Reproduce, character for character, the lines below from the first through the one with "let width = 960, height = 691;". Leave pictures out.

======== Dataset excerpt

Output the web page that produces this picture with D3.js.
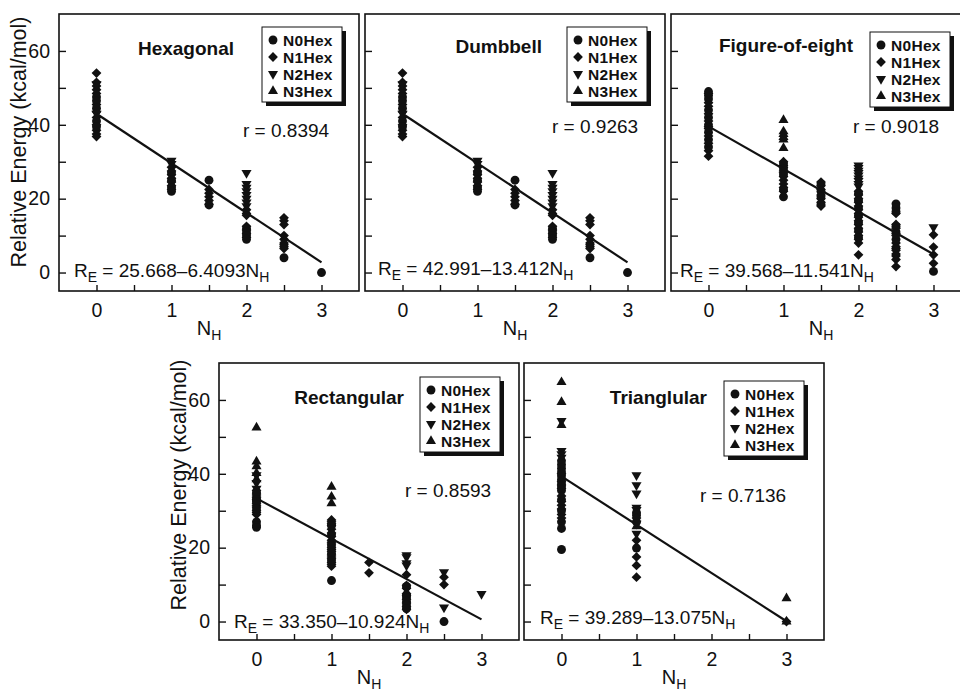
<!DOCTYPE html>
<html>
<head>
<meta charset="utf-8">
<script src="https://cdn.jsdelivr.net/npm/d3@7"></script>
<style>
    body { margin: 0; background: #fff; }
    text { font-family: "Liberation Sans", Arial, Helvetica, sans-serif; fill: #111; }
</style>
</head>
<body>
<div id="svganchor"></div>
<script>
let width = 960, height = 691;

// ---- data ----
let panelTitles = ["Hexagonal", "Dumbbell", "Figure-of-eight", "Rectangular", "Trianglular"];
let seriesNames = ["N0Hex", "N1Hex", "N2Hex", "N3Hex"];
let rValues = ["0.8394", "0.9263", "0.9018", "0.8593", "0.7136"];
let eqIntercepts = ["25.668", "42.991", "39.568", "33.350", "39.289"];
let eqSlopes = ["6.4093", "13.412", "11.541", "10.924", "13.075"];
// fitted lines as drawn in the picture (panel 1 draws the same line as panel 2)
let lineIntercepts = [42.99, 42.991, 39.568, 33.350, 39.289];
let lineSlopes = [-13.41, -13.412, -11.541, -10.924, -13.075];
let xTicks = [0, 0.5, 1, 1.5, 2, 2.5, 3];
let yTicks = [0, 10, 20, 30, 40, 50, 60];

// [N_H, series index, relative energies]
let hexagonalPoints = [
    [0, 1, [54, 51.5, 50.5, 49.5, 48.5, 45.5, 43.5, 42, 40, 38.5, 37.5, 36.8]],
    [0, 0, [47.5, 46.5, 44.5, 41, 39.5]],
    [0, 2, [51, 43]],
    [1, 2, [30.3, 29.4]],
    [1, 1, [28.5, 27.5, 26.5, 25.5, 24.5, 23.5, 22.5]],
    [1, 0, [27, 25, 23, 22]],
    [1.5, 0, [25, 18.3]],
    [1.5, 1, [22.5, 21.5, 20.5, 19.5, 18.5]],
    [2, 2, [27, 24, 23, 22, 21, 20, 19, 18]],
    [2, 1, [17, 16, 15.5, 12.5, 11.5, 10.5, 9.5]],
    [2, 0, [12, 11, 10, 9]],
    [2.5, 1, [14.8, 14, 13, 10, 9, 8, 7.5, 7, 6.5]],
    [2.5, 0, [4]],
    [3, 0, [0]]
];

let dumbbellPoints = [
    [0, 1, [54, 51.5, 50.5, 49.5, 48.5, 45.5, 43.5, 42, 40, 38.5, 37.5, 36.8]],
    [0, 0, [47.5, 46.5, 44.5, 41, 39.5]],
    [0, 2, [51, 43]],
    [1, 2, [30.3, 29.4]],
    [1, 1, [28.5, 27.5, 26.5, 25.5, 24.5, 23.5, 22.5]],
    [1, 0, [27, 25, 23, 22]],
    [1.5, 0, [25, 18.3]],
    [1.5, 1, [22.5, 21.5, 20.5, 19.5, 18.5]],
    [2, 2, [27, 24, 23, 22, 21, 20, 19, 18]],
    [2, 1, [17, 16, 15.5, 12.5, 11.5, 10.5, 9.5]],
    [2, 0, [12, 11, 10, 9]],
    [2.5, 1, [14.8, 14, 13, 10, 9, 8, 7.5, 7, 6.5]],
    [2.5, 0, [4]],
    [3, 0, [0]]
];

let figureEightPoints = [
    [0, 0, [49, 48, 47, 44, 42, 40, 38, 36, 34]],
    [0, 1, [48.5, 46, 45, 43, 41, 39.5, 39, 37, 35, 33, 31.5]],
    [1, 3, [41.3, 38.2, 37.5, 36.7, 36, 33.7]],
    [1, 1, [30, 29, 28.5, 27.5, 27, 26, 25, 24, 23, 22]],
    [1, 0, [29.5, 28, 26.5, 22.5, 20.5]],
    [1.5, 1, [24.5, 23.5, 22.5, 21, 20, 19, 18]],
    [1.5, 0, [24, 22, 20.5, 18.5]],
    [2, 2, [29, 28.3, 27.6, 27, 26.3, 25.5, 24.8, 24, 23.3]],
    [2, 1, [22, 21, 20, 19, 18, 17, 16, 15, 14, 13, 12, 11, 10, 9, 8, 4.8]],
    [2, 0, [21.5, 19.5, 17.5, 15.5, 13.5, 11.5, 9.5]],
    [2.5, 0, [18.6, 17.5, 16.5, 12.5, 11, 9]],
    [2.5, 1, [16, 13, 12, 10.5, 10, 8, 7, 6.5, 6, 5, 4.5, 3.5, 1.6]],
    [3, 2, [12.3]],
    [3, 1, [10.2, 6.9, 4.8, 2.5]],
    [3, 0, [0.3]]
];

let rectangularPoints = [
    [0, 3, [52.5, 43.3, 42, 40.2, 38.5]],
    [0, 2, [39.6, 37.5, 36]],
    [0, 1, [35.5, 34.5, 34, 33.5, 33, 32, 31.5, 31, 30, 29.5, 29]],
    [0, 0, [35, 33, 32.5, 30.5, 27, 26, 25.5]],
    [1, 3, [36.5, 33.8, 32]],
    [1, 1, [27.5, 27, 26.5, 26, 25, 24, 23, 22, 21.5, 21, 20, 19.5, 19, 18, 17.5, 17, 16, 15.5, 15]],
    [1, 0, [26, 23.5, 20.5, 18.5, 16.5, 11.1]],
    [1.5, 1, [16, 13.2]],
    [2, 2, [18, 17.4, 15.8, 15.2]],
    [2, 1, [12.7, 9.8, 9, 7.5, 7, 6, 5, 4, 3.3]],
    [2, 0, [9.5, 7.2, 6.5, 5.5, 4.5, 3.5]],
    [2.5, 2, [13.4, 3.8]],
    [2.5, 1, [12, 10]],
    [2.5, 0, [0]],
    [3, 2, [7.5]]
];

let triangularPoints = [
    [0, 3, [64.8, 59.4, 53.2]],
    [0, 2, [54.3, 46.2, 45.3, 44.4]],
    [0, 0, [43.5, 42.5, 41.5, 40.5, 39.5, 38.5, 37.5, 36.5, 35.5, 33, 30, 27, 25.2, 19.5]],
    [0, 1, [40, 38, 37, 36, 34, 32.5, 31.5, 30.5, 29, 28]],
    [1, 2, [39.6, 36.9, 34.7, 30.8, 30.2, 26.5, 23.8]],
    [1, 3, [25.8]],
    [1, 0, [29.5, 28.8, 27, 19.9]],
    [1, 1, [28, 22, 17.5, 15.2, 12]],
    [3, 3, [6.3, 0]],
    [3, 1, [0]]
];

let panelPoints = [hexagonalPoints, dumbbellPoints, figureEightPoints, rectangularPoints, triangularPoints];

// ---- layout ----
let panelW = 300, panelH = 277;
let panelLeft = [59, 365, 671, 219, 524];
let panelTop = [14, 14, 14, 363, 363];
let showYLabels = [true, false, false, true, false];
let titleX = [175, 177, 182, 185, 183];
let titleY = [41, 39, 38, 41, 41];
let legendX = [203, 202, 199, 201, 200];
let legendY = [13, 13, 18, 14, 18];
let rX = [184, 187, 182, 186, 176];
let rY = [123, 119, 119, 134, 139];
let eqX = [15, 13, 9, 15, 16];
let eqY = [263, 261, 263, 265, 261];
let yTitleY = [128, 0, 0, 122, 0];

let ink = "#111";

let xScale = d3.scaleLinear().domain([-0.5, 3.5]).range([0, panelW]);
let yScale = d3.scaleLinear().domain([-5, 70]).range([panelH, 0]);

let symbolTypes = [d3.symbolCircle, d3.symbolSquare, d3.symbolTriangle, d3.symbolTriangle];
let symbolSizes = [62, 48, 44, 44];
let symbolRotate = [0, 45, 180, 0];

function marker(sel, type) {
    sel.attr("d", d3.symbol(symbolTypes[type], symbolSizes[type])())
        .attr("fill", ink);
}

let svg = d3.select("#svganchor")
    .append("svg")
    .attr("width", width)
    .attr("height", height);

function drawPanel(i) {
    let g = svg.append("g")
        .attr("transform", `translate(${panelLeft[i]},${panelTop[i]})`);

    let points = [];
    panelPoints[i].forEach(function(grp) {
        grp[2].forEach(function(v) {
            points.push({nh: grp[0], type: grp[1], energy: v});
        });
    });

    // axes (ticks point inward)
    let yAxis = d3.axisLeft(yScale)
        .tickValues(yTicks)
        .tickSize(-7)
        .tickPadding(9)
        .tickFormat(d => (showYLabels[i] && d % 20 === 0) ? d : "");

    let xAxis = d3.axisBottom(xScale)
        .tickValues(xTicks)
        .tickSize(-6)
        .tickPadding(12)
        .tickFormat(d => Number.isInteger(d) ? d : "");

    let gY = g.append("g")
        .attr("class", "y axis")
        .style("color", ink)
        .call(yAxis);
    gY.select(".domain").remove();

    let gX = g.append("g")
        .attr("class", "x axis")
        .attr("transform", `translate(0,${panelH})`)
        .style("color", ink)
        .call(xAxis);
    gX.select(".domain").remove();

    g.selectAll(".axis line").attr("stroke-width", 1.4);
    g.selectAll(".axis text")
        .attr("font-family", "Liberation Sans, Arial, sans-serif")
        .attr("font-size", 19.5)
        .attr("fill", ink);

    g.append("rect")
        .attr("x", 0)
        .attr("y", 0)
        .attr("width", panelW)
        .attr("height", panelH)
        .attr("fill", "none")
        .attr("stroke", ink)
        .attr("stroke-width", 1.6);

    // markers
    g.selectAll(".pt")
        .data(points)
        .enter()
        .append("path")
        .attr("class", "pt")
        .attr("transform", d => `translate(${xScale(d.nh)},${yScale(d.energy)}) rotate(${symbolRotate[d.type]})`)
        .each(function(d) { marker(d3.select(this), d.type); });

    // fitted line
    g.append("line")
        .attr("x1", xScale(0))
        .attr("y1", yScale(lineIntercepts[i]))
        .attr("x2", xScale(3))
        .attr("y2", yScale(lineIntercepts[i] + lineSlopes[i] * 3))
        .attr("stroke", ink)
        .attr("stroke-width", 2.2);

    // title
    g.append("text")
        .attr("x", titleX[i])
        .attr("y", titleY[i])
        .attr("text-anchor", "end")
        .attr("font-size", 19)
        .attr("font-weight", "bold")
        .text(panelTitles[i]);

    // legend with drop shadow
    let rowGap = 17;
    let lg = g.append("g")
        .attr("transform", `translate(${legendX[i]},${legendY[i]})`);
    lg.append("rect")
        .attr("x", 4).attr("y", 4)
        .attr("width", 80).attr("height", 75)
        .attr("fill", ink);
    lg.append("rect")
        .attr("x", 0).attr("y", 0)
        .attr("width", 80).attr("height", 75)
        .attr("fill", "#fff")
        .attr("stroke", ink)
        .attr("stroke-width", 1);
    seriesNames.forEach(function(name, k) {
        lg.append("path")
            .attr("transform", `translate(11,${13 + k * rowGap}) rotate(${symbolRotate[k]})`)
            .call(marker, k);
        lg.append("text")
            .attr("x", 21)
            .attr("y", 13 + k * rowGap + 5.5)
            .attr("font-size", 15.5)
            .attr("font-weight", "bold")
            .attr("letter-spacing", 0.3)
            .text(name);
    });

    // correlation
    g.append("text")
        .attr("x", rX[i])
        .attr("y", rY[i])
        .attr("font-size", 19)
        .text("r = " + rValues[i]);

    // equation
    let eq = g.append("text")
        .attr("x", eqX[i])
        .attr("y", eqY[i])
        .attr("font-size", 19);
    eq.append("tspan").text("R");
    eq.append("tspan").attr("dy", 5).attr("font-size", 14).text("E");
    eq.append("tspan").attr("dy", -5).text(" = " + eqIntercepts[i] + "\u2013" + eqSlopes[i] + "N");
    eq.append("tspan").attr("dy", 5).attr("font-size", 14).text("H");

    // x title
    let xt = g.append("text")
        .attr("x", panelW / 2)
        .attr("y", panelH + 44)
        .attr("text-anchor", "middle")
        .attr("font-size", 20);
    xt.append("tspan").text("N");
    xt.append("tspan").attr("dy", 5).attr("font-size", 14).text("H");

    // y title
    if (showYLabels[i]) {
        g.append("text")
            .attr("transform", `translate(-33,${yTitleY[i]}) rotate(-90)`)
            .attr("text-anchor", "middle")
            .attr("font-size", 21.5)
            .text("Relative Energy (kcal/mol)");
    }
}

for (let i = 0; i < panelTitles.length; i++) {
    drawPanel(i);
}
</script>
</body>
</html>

================

*Solution*.
Output the web page that produces this picture with D3.js.
<!DOCTYPE html>
<html>
<head>
<meta charset="utf-8">
<script src="https://cdn.jsdelivr.net/npm/d3@7"></script>
<style>
    body { margin: 0; background: #fff; }
    text { font-family: "Liberation Sans", Arial, Helvetica, sans-serif; fill: #111; }
</style>
</head>
<body>
<div id="svganchor"></div>
<script>
let width = 960, height = 691;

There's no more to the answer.